**Objective**:
Check each line of the listing for the string "matplotlib", count the lines that have it, and answer with that number only.

**Material provided**:

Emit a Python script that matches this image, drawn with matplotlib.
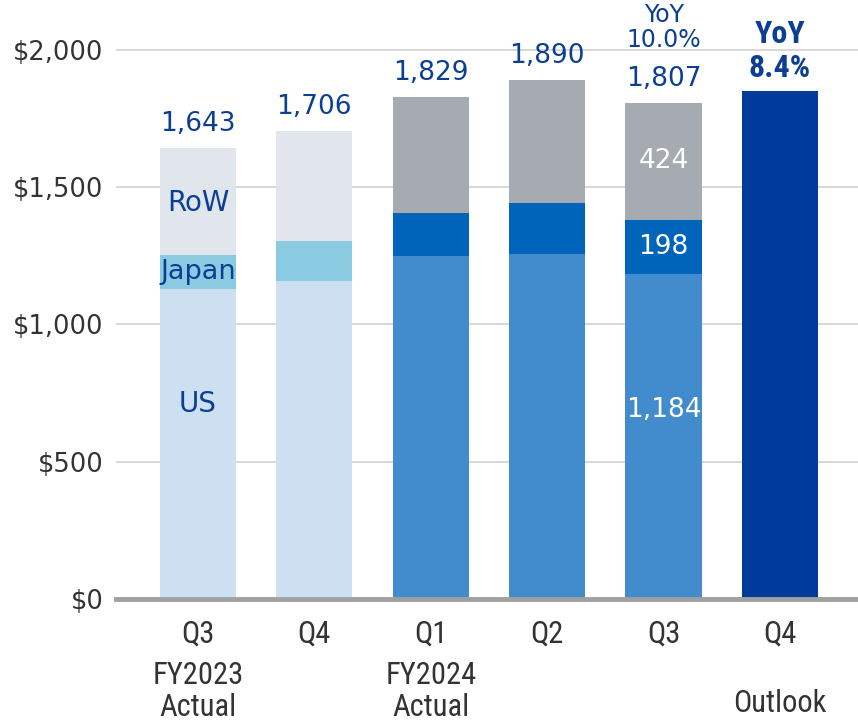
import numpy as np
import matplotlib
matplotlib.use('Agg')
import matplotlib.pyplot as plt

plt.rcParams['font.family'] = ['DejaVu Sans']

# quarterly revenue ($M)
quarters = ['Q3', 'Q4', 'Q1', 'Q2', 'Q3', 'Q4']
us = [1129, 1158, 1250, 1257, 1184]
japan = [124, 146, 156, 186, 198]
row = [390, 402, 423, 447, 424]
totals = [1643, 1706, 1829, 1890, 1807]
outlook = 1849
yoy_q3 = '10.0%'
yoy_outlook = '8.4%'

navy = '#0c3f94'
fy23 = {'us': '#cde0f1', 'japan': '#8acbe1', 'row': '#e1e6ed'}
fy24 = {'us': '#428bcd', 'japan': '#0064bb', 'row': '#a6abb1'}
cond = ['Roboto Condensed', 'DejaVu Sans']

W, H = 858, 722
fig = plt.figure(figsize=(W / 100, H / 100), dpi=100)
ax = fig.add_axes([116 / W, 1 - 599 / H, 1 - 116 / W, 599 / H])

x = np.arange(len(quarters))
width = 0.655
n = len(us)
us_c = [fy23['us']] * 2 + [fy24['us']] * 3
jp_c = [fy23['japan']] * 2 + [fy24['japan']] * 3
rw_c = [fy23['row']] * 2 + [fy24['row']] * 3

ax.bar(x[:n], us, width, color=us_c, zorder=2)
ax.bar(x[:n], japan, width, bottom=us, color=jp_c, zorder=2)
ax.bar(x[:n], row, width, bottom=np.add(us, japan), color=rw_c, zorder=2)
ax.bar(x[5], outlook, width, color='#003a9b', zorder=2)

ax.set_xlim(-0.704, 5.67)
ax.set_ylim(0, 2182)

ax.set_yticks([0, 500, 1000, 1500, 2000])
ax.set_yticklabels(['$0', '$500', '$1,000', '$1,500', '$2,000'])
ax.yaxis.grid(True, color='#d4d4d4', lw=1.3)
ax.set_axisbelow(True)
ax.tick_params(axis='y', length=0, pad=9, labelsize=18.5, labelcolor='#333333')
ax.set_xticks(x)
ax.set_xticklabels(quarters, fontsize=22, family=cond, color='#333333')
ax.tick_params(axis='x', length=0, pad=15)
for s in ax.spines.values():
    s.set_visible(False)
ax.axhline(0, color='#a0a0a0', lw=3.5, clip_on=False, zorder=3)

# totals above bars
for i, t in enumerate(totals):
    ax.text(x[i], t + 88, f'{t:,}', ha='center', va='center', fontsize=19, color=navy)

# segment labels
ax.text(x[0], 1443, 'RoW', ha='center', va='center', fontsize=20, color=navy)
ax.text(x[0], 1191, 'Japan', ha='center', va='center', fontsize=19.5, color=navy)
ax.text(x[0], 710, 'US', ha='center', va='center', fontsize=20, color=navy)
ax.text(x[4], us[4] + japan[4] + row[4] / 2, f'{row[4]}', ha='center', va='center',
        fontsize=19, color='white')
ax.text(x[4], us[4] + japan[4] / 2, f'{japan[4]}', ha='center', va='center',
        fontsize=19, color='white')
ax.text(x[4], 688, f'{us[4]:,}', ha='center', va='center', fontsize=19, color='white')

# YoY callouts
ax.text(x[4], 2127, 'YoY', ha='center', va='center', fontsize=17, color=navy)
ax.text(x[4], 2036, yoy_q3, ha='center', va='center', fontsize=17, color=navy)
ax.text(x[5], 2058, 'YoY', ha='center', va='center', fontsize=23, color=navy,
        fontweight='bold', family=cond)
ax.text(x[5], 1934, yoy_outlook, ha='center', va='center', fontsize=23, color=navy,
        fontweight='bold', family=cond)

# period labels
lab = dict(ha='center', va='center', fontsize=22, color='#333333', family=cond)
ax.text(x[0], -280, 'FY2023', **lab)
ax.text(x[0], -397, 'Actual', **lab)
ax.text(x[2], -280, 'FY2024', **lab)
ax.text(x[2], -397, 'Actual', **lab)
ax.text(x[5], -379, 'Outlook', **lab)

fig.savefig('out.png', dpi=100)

**Problem solution**:
4